Dear University of the West Community:

In these unprecedented times of a devastating global pandemic, economic meltdowns, nationwide protest for racial justice and social discourse, educational institutions around the country have seen declining enrollment figures for the Fall among domestic and international student populations. Students are facing economic struggles, emotional stress, and uncertainty about their future. At UWest, our enrollment numbers have been on the decline for the last three years and our student body are experiencing similar challenges.

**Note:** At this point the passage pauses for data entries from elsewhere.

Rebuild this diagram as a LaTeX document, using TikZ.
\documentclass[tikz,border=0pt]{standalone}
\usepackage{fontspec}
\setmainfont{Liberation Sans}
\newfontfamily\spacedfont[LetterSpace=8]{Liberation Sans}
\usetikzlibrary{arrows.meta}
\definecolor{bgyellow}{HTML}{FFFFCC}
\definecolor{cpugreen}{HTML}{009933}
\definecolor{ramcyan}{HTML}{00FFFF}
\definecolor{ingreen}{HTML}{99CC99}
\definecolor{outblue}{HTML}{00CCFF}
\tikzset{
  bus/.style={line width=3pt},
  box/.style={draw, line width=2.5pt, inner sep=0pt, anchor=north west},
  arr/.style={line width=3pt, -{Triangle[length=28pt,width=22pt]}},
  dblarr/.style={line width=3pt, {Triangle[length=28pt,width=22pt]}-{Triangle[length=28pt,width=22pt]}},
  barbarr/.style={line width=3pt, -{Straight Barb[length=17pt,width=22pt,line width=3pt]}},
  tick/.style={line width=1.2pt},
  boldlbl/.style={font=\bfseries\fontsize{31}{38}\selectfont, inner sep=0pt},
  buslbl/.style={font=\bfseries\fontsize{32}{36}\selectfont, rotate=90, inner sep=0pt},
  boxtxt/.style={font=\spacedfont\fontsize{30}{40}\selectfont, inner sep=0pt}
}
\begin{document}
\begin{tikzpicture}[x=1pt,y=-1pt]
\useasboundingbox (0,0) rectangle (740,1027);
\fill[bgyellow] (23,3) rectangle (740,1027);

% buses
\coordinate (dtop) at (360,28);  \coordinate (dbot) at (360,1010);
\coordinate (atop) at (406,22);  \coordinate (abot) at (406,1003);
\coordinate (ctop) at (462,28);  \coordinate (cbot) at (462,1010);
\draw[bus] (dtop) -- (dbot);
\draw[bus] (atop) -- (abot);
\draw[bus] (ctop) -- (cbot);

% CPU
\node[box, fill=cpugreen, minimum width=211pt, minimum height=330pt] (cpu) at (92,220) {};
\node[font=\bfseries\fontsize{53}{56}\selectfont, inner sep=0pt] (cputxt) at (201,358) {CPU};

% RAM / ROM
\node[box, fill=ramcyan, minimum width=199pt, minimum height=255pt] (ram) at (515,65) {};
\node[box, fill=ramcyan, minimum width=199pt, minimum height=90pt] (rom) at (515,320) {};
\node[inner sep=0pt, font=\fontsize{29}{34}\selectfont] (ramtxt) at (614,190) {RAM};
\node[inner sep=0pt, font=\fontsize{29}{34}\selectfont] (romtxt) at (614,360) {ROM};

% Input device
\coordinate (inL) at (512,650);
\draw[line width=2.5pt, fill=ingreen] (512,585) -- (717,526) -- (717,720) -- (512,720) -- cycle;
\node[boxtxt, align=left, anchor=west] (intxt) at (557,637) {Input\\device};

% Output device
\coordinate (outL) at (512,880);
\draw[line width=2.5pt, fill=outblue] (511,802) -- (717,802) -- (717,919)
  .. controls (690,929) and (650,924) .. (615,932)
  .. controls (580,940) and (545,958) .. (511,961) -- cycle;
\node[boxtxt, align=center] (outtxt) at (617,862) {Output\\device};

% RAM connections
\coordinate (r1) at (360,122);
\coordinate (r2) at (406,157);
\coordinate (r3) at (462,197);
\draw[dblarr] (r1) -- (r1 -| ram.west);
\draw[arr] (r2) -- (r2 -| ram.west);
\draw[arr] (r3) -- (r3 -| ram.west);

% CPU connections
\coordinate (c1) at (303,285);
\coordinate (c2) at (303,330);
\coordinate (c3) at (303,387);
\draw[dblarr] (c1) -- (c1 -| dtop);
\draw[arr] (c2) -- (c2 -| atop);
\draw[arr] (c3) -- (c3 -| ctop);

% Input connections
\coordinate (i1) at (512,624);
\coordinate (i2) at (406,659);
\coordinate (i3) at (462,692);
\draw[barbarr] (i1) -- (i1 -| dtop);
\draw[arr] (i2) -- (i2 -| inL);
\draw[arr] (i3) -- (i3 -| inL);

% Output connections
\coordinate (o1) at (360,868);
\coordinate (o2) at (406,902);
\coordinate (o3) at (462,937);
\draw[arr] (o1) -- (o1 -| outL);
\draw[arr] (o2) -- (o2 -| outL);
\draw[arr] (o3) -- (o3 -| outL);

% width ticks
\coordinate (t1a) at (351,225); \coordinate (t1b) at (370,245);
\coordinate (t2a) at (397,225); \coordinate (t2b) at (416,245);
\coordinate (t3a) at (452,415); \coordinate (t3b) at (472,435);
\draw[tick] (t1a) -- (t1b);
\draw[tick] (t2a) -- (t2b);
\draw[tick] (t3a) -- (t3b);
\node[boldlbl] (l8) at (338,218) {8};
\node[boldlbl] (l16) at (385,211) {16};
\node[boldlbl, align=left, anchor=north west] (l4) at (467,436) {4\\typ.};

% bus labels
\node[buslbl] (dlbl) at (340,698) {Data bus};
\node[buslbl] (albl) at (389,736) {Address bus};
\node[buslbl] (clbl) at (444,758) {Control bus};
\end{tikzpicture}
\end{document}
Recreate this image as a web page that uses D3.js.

Based on the recent report on June 25, 2020 title, “Student Experiences During the Pandemic Pivot”, students from Colleges and University around the country expressed concerns on:
● Balancing school, work, and home responsibilities. Unexpectedly having to pivot to online learning and finding quiet space to complete work also proved especially difficult.
● Students found collaborative, technical, and specialized assignments to be the most difficult to complete. Assignments that were completed most frequently were ones with which they experienced the least difficulty and were already familiar with.
● Students lacked a sense of belonging and connection to others at their institution. While they felt somewhat connected to their instructors, few reported feeling very connected to other students.
● Concerns regarding physical and mental health—especially amongst historically underserved and marginalized student groups—were present for approximately half of students even while they reported high levels of awareness of how to be safe during the pandemic.
● Roughly one in three students reported some concern regarding their food or housing security. Those who reported the greatest concerns were, unfortunately, relatively less likely to know where to go to find emergency aid resources.

Over the weekend and in the spirit of defining the University of the West, I re-examine the catalog and was particularly draw to the introduction,

“Situated at the center of the cultural, spiritual, and intellectual exchange, UWest intergrade liberal arts traditions with a global perspective to provide a unique student-centered educational experience informed by humanistic Buddhist values. UWest is deeply committed to the interaction of diverse cultures and international perspectives. Students and faculty come together as a community of scholars participation in an ongoing dialogue to advance knowledge and address societal and cultural issues.”

I found the emphasis of humanistic Buddhist values, participation on social justice issues, and student-centered education are unique to U West’s identity. These values are attractive to many young people and our community in times of crisis. As your new leader, I believe this is the moment for us to reflect on these values and explore how we can best live up to these ideals for our students and our community.

This is an opportunity for faculty, staff and administrators to work together and create a brand strategy, an achievable enrollment management and retention plans based on the relationships that we have cultivated in the last 29 years. We need to collaborate on a plan that stabilizes the future of our university, and ensures its continued success. In the spirit of collaboration and openness, I want to explore three questions with you so that we can go on to create a stable and prosperous future for our university. I hope that you will give the questions some thought, and email me your responses within one week. The first step for me to do for this community is to listen, and I want to hear your voices.

1. What is the University of the West known for and what do you love about UWest?
2. What are our major challenges?
3. What could you do to help?

Thank you and have a wonderful and safe weekend!

Cheer! Together in the UWest community spirit!